Temblor drives ED staff, patients into outdoor tent

Disaster call tree ensures adequate staffing

While weather-related disasters such as hurricanes or tornadoes can present some tough challenges for an ED manager, you generally have at least a few hours to prepare for the possibility of severe weather. But when an earthquake hit Hawaii at about 7:10 a.m. on Oct. 15, there was no warning at all for Kathy Kotecki, RN, the charge nurse who was running the ED at Kona Community Hospital in Kealakekua, HI.

"I started to feel things shake, but this happens frequently," Kotecki recalls. "I thought it would just stop, but it lasted for what seemed like a couple of minutes." The lights went out, and the backup generator did not come on right away, she says.

'We had to stay open'

While the hospital stayed dark for a couple of minutes, it suffered minor structural damage such as fallen ceiling tiles and damage to an operating room.

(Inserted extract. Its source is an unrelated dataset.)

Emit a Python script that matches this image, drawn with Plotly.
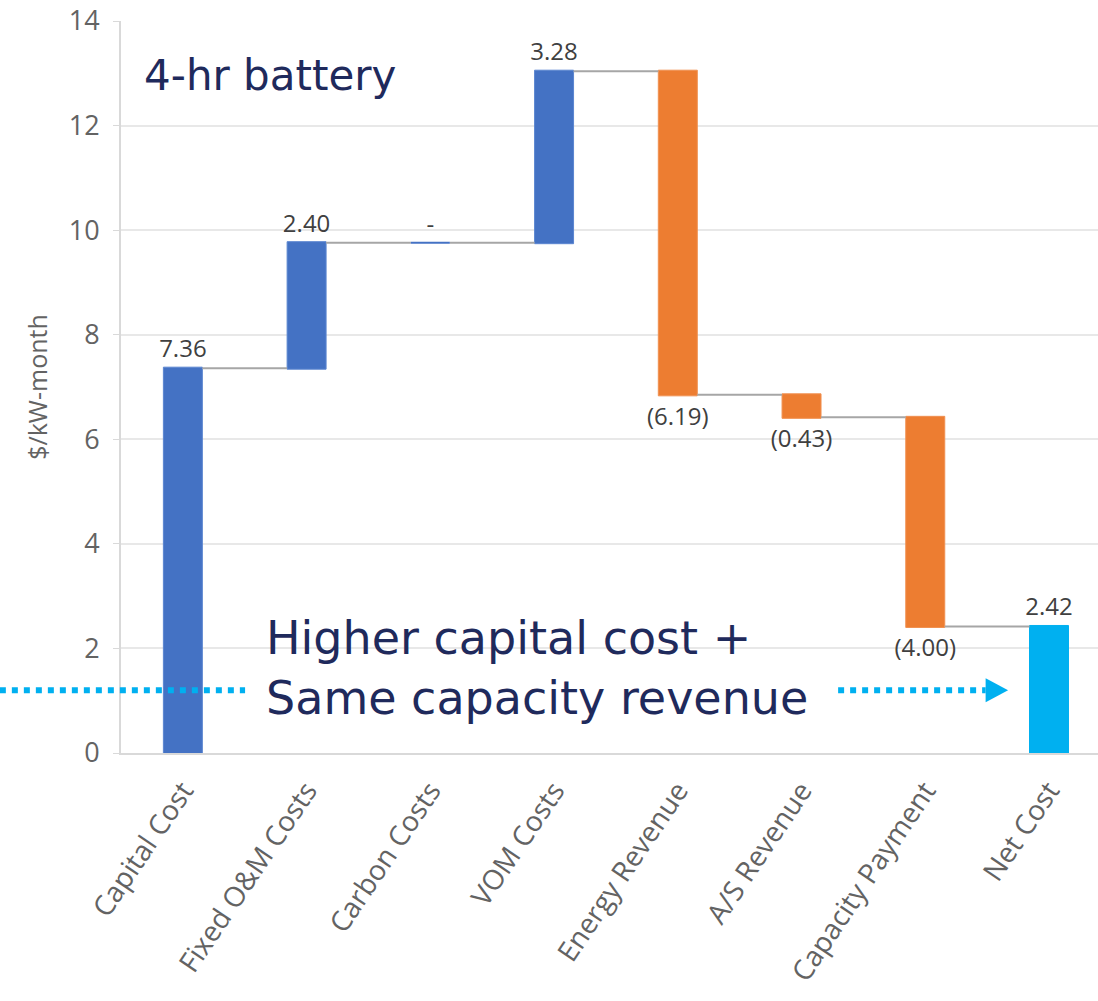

However, much of the damage in the ED was limited to overturned equipment and items thrown off shelves into hallways. Nevertheless, the decision was made to evacuate the hospital. Kotecki, however, remained to treat any new patients who might need help.

"Med/surg evacuated, the OR was closed, OB was evacuated, but we had to stay open because we needed to treat people who just walked in," Kotecki explains. "There was no way we could turn them away."

Immediately after the initial shaking stopped, Kotecki told the rest of the staff to get out of the ED and into the parking lot.

"This was the strongest quake I'd felt in my life," she says. "We're on the basement level, and since the hospital is a three-story building, I was thinking we could get crushed."

The three ED patients, who already were in gurneys, were brought outside, along with portable equipment such as cardiac monitors. Then they started their disaster call tree. "One of the unit secretaries called everyone and asked additional staff to come in," says Kotecki. About 90% of the total staff — 20 RNs and six physicians — showed up. "Maintenance showed up and put up a tent." (The "tent" was actually a vinyl dome typically used for chemical disasters. It can cover five gurneys in a row, plus supplies.)

Lynn Guillermo, RN, a staff nurse that day, notes that other departments pitched in. "Central supply brought carts outside, so we had all the equipment we needed for IV supplies, bandages, and so forth," she recalls. The dietary department helped by bringing water and ice for the patients, she adds.

There was no central source of electricity in the tent for more serious patients who were on monitors, notes Kotecki, so they eventually had to be treated inside. "The battery life was not long enough," explains Guillermo.

"I stayed in the ED because we still had people walking in, and we assumed we'd have traumas coming in pretty soon," she says. "Luckily, that did not happen." Instead, what she saw were "Mostly abdominal pains, chest pains, some anxiety chest pains — in other words, 'regular' ED patients," Kotecki says.

Ten people were admitted to the Kona ED with earthquake-related injuries, none of which were life-threatening. "Some of them came straight to the tent, but some went into the ED and were triaged first," says Guillermo, who notes that she had as many as six or seven patients outside at one time.

By about 2 p.m., all of the tent patients had been discharged, and the ED stopped using the tent. "Everybody was eventually discharged, except for a chest pain patient who ended up being flown out to Oahu," says Guillermo.

Not a one-day event

Things were not nearly back to normal the next day, recalls Lori Cannon-Salis, RN, a staff nurse who worked as the ED supervisor on Oct. 16.

"Only 10% of the hospital was operational," she notes. "The emergency patients had been relocated back to the ED, and we did continue to get some lacerations or minor injuries."

The changes in the rest of the hospital affected the ED, she continues. "The entire second floor was shut down, and they relocated the OB unit and the med/surg unit to the ICU, which has only nine beds," notes Salis. "At one point, we had laboring patients in the ED until we could get them upstairs."

Because other departments still were closed, "We [the ED] had to troubleshoot transferring patients off-island from other departments," she recalls. "We actually got a C-130 [airplane] to get our patients off."

There also was added pressure on the ED because of their location, adds Kotecki. "There were no other hospitals available, except on the other side of the island," she says. "It was very scary."